These vegan and gluten-free nutty cookies are all you need to make your week super delicious.
Sometimes all you need is a cookie that is not overly sweet but still has a lot of flavour - and that's exactly why we love this cookie. They might be a bit crumbly but they are also so light and yummy!
If you are not sure if you should use almond flour or almond meal there are very slight differences between them. Almond meal is slightly more harsh in texture, has a stronger nutty taste and is also a dark shade of brown. That's why we love using almond meal in this recipe and really highlight the nutty flavours that the almond and cashews bring.
1 tbsp chia seeds
3 tbsp water
1 cup almond meal
1 cup buckwheat flour
1/2 tsp baking soda
1/2 tsp baking powder
1/2 tsp sea salt
1/2 cup soft coconut oil
1/2 cup coconut sugar
3/4 cup creamy cashew butter
1 tsp vanilla
- Preheat oven to 180°C and prepare a baking sheet with parchment paper.

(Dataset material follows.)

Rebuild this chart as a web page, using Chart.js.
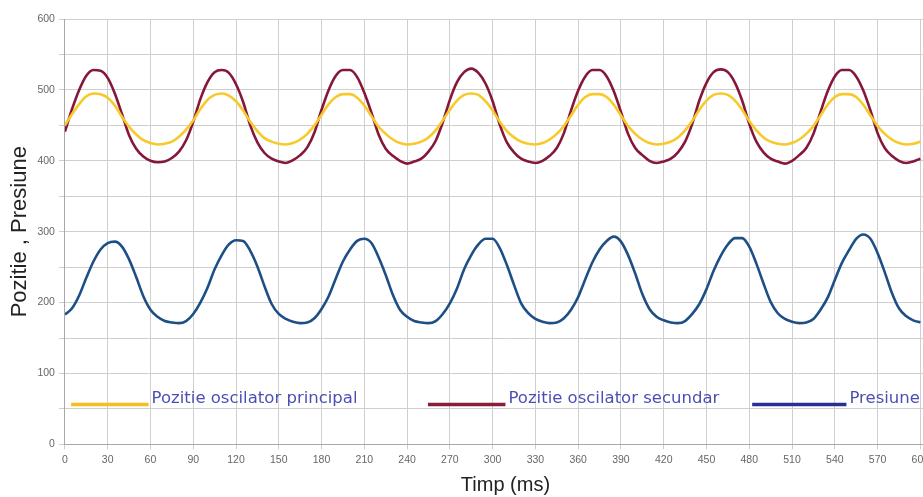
<!DOCTYPE html>
<html>
<head>
<meta charset="utf-8">
<script src="https://cdn.jsdelivr.net/npm/chart.js@4.4.1/dist/chart.umd.min.js"></script>
<style>
	html, body { margin: 0; padding: 0; background: #fff; overflow: hidden; }
	#wrap { position: relative; width: 946px; height: 497px; }
</style>
</head>
<body>
<div id="wrap"><canvas id="osc-chart"></canvas></div>
<script>
// Valori: esantion la fiecare 5 ms, de la 0 la 600 ms
const SAMPLE_MS = 5;
const SERIES_NAMES = ["Pozitie oscilator principal", "Pozitie oscilator secundar", "Presiune"];
const X_TICKS = [0, 30, 60, 90, 120, 150, 180, 210, 240, 270, 300, 330, 360, 390, 420, 450, 480, 510, 540, 570, 600];
const Y_TICKS = [0, 100, 200, 300, 400, 500, 600];

// Pozitie oscilator principal (galben)
const principal = [
	450, 466, 480, 491, 495, 494, 489, 478, 462, 448,
	437, 429, 425, 423, 424, 427, 434, 444, 457, 473,
	486, 493, 495, 492, 484, 471, 455, 442, 432, 427,
	424, 423, 425, 430, 438, 450, 465, 480, 490, 494,
	494, 489, 478, 463, 448, 438, 430, 425, 423, 424,
	427, 433, 443, 457, 472, 485, 493, 495, 493, 484,
	471, 455, 442, 433, 427, 424, 423, 425, 430, 438,
	449, 464, 479, 490, 494, 494, 490, 479, 464, 449,
	438, 430, 425, 423, 424, 427, 433, 443, 456, 472,
	485, 493, 495, 493, 485, 472, 456, 443, 433, 427,
	424, 423, 425, 430, 438, 449, 464, 479, 490, 494,
	494, 490, 479, 464, 449, 438, 430, 425, 423, 424,
	427,
];

// Pozitie oscilator secundar (rosu inchis)
const secundar = [
	441, 473, 500, 520, 528, 527, 517, 495, 466, 436,
	417, 406, 400, 398, 399, 404, 413, 429, 455, 487,
	511, 525, 528, 524, 508, 483, 450, 426, 411, 403,
	399, 397, 401, 408, 419, 440, 472, 500, 520, 528,
	528, 518, 496, 468, 437, 417, 407, 400, 396, 399,
	403, 413, 428, 454, 486, 511, 525, 530, 524, 509,
	484, 451, 426, 412, 403, 399, 397, 400, 407, 418,
	439, 471, 499, 519, 528, 528, 519, 498, 469, 438,
	418, 408, 400, 397, 399, 403, 412, 427, 452, 485,
	510, 525, 529, 525, 510, 485, 452, 427, 412, 403,
	399, 396, 400, 408, 418, 438, 469, 498, 519, 528,
	528, 519, 499, 471, 439, 418, 407, 400, 397, 399,
	403,
];

// Presiune (albastru)
const presiune = [
	183, 192, 210, 235, 258, 275, 284, 286, 279, 261,
	236, 209, 190, 180, 174, 172, 171, 174, 184, 200,
	221, 247, 267, 282, 288, 287, 273, 251, 223, 198,
	184, 177, 173, 171, 172, 178, 191, 209, 234, 258,
	275, 287, 290, 284, 264, 239, 211, 190, 180, 174,
	172, 171, 174, 184, 199, 220, 247, 267, 282, 290,
	290, 277, 253, 225, 199, 185, 177, 173, 171, 172,
	178, 190, 208, 233, 257, 275, 287, 293, 286, 267,
	241, 212, 191, 180, 175, 172, 171, 174, 184, 198,
	219, 245, 266, 282, 291, 291, 279, 255, 227, 201,
	185, 177, 173, 171, 172, 177, 190, 207, 232, 256,
	274, 290, 296, 290, 270, 243, 214, 192, 181, 175,
	172,
];

const SERIES_COLORS = ["#f7c92a", "#85173a", "#1d4f86"];
const LEGEND_COLORS = ["#f4c020", "#8a1d3c", "#2a2f98"];
// pozitia legendei, ca fractiuni din latimea zonei de desen
const LEGEND_SLOTS = [[0.007, 0.095], [0.412, 0.5], [0.78, 0.887]];

function toPoints(values) {
	return values.map((v, i) => ({ x: i * SAMPLE_MS, y: v }));
}

// Legenda desenata in interiorul graficului, ca in original
const insideLegend = {
	id: "insideLegend",
	afterDatasetsDraw(chart) {
		const { ctx, chartArea: a } = chart;
		const w = a.right - a.left;
		const y = a.top + (a.bottom - a.top) * 0.906;
		ctx.save();
		ctx.font = '16.5px "DejaVu Sans", Verdana, sans-serif';
		ctx.textBaseline = "middle";
		ctx.lineWidth = 3.5;
		LEGEND_SLOTS.forEach((slot, i) => {
			const x0 = a.left + w * slot[0];
			const x1 = a.left + w * slot[1];
			ctx.strokeStyle = LEGEND_COLORS[i];
			ctx.beginPath();
			ctx.moveTo(x0, y);
			ctx.lineTo(x1, y);
			ctx.stroke();
			ctx.fillStyle = "#4b4fb4";
			ctx.fillText(SERIES_NAMES[i], x1 + 3, y - 6);
		});
		ctx.restore();
	},
};

const datasets = [principal, secundar, presiune].map((vals, i) => ({
	label: SERIES_NAMES[i],
	data: toPoints(vals),
	borderColor: SERIES_COLORS[i],
	borderWidth: 2.6,
	pointRadius: 0,
	cubicInterpolationMode: "monotone",
	fill: false,
}));

const tickFont = { family: '"Liberation Sans", Arial, sans-serif', size: 10.5 };

new Chart(document.getElementById("osc-chart").getContext("2d"), {
	type: "line",
	data: { datasets: datasets },
	options: {
		responsive: true,
		maintainAspectRatio: false,
		animation: false,
		layout: { padding: { top: 19, left: 7, right: 0, bottom: 0 } },
		plugins: {
			legend: { display: false },
			tooltip: { enabled: false },
		},
		scales: {
			x: {
				type: "linear",
				min: 0,
				max: 618,
				afterBuildTicks: (axis) => {
					axis.ticks = X_TICKS.map((v) => ({ value: v }));
				},
				grid: { color: "#cfcfcf", lineWidth: 1, tickLength: 5 },
				border: { color: "#a8a8a8" },
				ticks: { color: "#666", font: tickFont, maxRotation: 0, padding: 4 },
				title: {
					display: true,
					text: "Timp (ms)",
					color: "#222",
					font: { family: '"Liberation Sans", Arial, sans-serif', size: 20 },
					padding: { top: 3, bottom: 0 },
				},
			},
			y: {
				min: 0,
				max: 600,
				ticks: {
					stepSize: 50,
					color: "#666",
					font: tickFont,
					padding: 4,
					callback: (v) => (Y_TICKS.includes(v) ? v : ""),
				},
				grid: { color: "#cfcfcf", lineWidth: 1, tickLength: 6 },
				border: { color: "#a8a8a8" },
				title: {
					display: true,
					text: "Pozitie , Presiune",
					color: "#222",
					font: { family: '"Liberation Sans", Arial, sans-serif', size: 22 },
					padding: { top: 0, bottom: 0 },
				},
			},
		},
	},
	plugins: [insideLegend],
});
</script>
</body>
</html>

- In a small bowl, combine the chia seeds and water and set aside to thicken to at least 5 minutes.
- In a medium bowl, combine the almond meal, buckwheat flour, baking soda, baking powder and salt.
- In a large bowl, combine the chia seed mixture, coconut oil, coconut sugar, cashew butter and vanilla and mix well.
- Add the dry ingredients to the wet ingredients and stir until combined. Let the dough chill for 30 minutes.
- Scoop the dough and roll it into balls using your hands. Flatten slightly and place on the baking sheet. Use a fork to cross-hatch marks.
- Bake for 12-13 minutes, remove from the oven and let it sit on the baking sheet for 10 minutes before removing them.